Central banks set interest rates to influence borrowing and spending. Low rates encourage loans and investment. High rates slow borrowing and can cool an overheating economy. Interest rate changes often trigger shifts in economic trends.

Types of Economic Trends

Economic trends fall into several categories based on their duration and characteristics.

Secular Trends

Secular trends span decades. They reflect major structural changes in an economy. The shift from manufacturing to service-based industries in developed nations is a secular trend. So is the long-term rise of technology sectors. These trends reshape entire economies over generations.

Primary Trends

Primary trends last one to three years. Bull markets and bear markets are primary trends. A sustained period of economic growth represents a primary upward trend. A prolonged recession represents a primary downward trend.

Secondary Trends

Secondary trends occur within primary trends and last weeks to months. They represent temporary reversals. During a long bull market, short-term corrections are secondary trends. They don’t change the overall direction but create fluctuations along the way.

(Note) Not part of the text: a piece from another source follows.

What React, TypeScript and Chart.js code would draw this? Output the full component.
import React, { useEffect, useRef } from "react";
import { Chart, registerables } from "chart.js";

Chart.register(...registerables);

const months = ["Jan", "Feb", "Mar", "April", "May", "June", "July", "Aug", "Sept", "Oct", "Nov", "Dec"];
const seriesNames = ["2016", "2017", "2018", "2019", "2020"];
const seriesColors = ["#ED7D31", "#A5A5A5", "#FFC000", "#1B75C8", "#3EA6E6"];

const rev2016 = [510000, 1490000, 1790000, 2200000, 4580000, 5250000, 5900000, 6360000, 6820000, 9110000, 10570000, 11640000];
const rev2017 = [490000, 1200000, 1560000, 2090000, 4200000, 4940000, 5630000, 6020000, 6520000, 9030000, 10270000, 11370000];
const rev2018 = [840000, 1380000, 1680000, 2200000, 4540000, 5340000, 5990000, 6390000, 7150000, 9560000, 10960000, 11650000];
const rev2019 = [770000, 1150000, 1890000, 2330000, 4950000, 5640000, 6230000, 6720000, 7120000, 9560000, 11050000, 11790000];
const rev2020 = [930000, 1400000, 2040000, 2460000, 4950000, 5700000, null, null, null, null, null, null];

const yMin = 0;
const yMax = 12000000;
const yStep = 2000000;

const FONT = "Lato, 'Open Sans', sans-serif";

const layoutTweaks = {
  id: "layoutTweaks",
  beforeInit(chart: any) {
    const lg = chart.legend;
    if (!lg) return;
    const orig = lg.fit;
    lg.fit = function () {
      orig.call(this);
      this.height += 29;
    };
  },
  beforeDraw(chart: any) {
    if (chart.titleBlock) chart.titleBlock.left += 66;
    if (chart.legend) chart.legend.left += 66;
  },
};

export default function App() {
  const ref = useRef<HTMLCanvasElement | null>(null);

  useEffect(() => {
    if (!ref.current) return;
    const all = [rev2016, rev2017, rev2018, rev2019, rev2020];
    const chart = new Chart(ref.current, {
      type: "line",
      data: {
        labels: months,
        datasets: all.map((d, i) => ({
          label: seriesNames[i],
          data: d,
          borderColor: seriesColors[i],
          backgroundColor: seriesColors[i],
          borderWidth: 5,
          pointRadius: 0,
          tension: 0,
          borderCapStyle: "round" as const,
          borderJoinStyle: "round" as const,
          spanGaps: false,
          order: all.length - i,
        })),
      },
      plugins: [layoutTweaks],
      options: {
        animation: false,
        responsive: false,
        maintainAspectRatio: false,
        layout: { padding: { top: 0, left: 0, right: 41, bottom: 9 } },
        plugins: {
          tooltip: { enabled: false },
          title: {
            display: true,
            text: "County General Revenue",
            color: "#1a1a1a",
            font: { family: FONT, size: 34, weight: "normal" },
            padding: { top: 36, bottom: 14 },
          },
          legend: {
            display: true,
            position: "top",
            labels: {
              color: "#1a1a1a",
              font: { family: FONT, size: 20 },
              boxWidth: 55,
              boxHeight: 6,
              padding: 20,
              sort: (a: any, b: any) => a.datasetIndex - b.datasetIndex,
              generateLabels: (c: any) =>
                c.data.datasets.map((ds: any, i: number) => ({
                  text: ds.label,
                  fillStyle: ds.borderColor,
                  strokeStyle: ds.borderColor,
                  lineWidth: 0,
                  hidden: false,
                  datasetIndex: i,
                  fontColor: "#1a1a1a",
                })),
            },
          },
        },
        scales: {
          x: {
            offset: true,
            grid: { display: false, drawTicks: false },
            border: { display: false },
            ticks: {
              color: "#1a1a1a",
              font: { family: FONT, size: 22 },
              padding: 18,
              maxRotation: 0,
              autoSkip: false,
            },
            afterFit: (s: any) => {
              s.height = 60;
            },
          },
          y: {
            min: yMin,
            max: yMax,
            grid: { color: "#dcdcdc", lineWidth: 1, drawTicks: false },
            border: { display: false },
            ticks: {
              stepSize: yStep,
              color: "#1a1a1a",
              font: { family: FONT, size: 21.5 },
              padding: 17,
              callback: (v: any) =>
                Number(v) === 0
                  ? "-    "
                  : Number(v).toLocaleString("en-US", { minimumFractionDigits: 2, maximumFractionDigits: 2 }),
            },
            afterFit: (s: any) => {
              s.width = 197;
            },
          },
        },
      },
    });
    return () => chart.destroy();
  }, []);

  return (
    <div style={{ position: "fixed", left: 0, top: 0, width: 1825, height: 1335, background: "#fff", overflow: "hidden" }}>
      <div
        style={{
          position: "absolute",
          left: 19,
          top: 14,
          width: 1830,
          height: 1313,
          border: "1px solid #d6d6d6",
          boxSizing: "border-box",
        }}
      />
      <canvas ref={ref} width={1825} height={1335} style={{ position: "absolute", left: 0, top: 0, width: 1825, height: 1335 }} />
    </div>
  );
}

Cyclical vs. Structural Trends

Cyclical trends follow the natural rhythm of expansion and contraction in economies. Structural trends result from permanent changes in technology, demographics, or policy. Understanding the difference helps analysts predict whether a trend will reverse or continue indefinitely.

Why Economic Trends Matter for Businesses and Individuals

Economic trends affect everyone, whether they realize it or not. Businesses and individuals who pay attention can make smarter decisions.

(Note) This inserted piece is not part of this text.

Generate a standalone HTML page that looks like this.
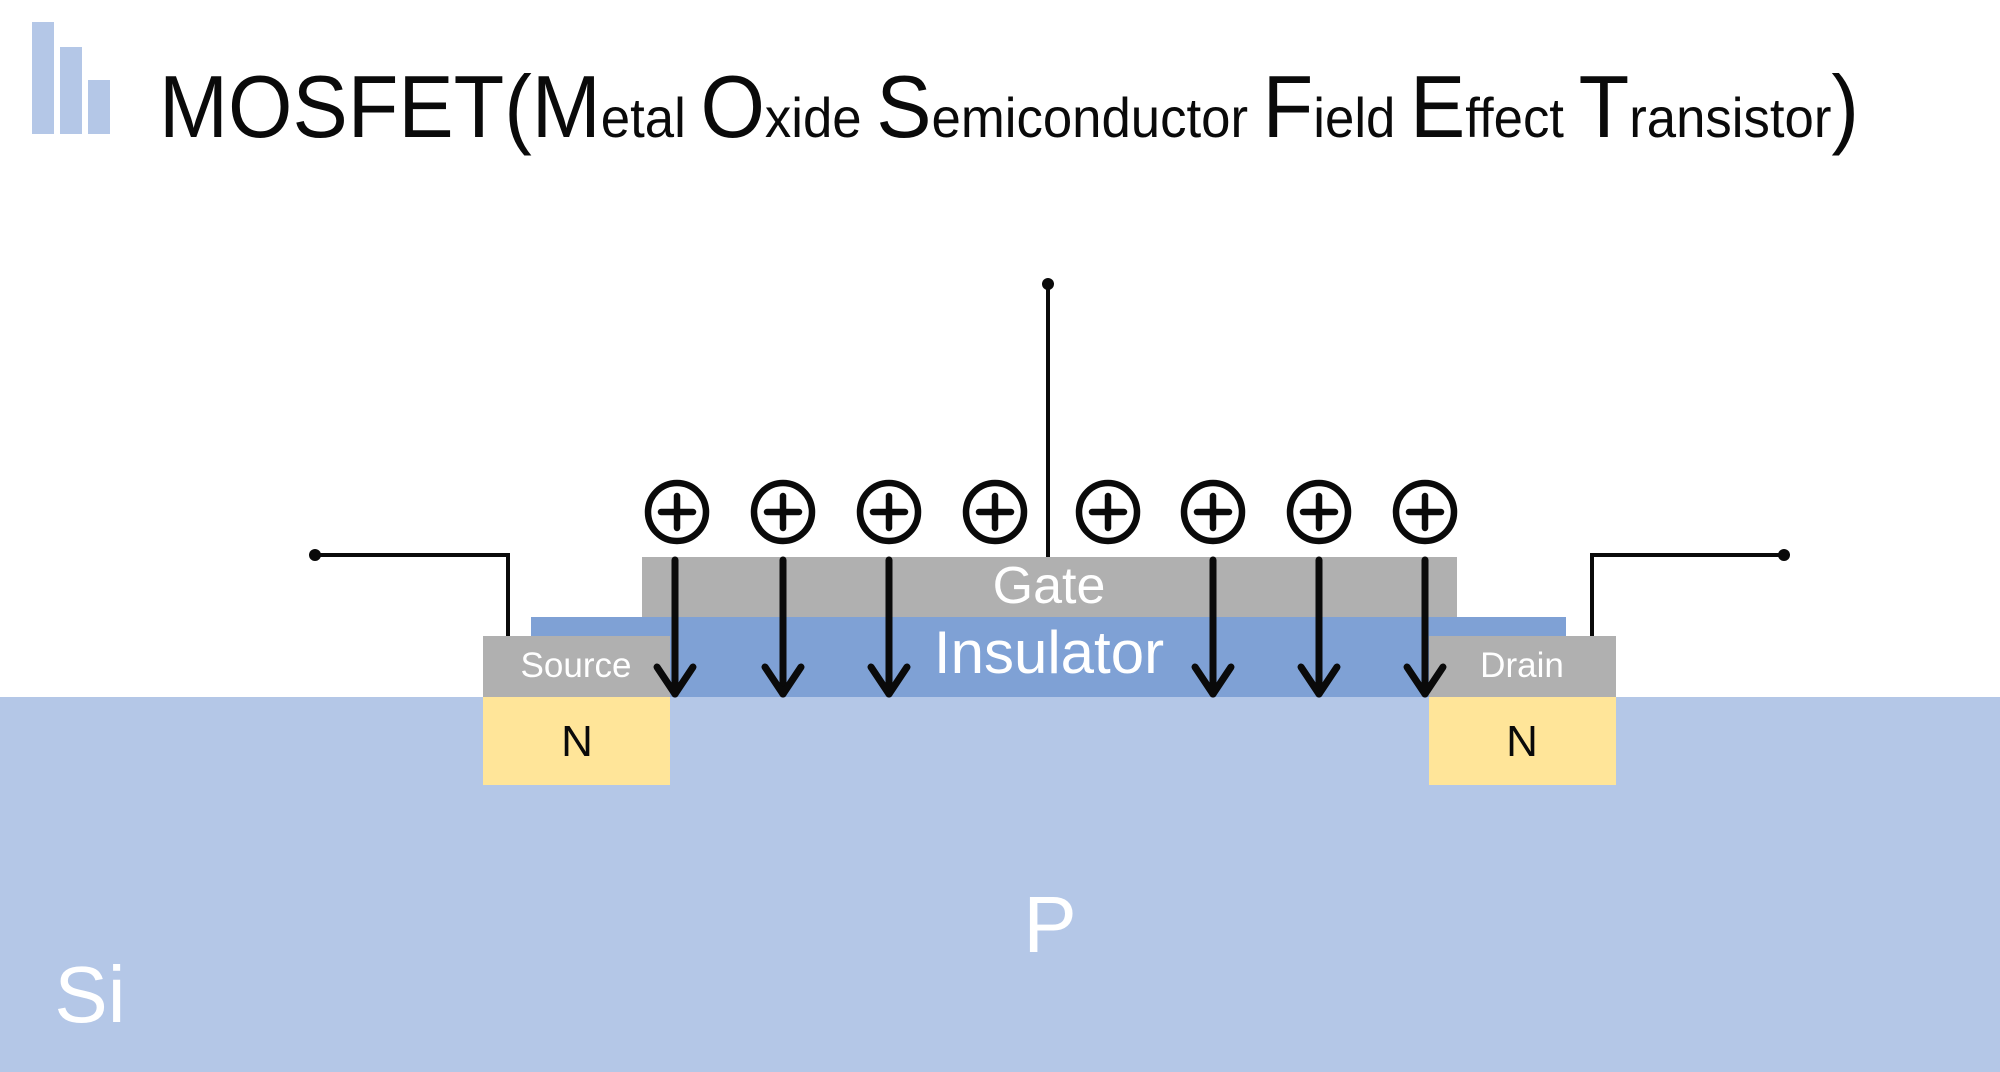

Business Planning and Strategy

Companies use economic trends to plan inventory, hiring, and expansion. During growth periods, businesses might invest in new facilities or products. During downturns, they focus on cost reduction and efficiency. Accurate trend analysis reduces risk and improves timing.

Investment Decisions

Investors rely on economic trends to allocate assets. Stock markets generally rise during expansions and fall during recessions. Bond yields respond to interest rate trends. Real estate values follow employment and income trends. Smart investors adjust portfolios based on these patterns.

Career and Personal Finance

Individuals benefit from understanding economic trends too. Job seekers can target growing industries. Homebuyers can time purchases when interest rates favor them. Savers can adjust strategies based on inflation expectations. These decisions add up to significant financial outcomes over a lifetime.

Policy and Government Response

Governments monitor economic trends to craft policies. Central banks adjust interest rates. Legislatures modify tax codes and spending programs. These responses can amplify or counteract trends, creating new patterns in the process.

How to Track and Analyze Economic Trends

Anyone can monitor economic trends with the right tools and approach.

Government Data Sources

Agencies like the Bureau of Economic Analysis and Bureau of Labor Statistics publish reliable data. GDP reports, employment figures, and inflation statistics come from these sources. They’re free, updated regularly, and widely trusted.

Financial News and Analysis

Publications like The Wall Street Journal, Financial Times, and Bloomberg cover economic trends daily. They provide context and expert interpretation that raw data lacks. Following these sources keeps readers informed about developing patterns.

Economic Calendars

Online economic calendars list upcoming data releases. Investors and analysts use these to prepare for potentially market-moving announcements. Knowing when GDP or employment data will be released helps with timing decisions.

Trend Analysis Techniques

Simple techniques help identify trends in data. Moving averages smooth out short-term noise to reveal underlying direction. Comparing current figures to historical averages highlights significant deviations. Charts make patterns visible at a glance.

Stay Skeptical and Curious

No single indicator tells the whole story. Economic trends emerge from multiple data points working together. Question predictions that rely too heavily on one metric. Look for confirmation across several indicators before drawing conclusions.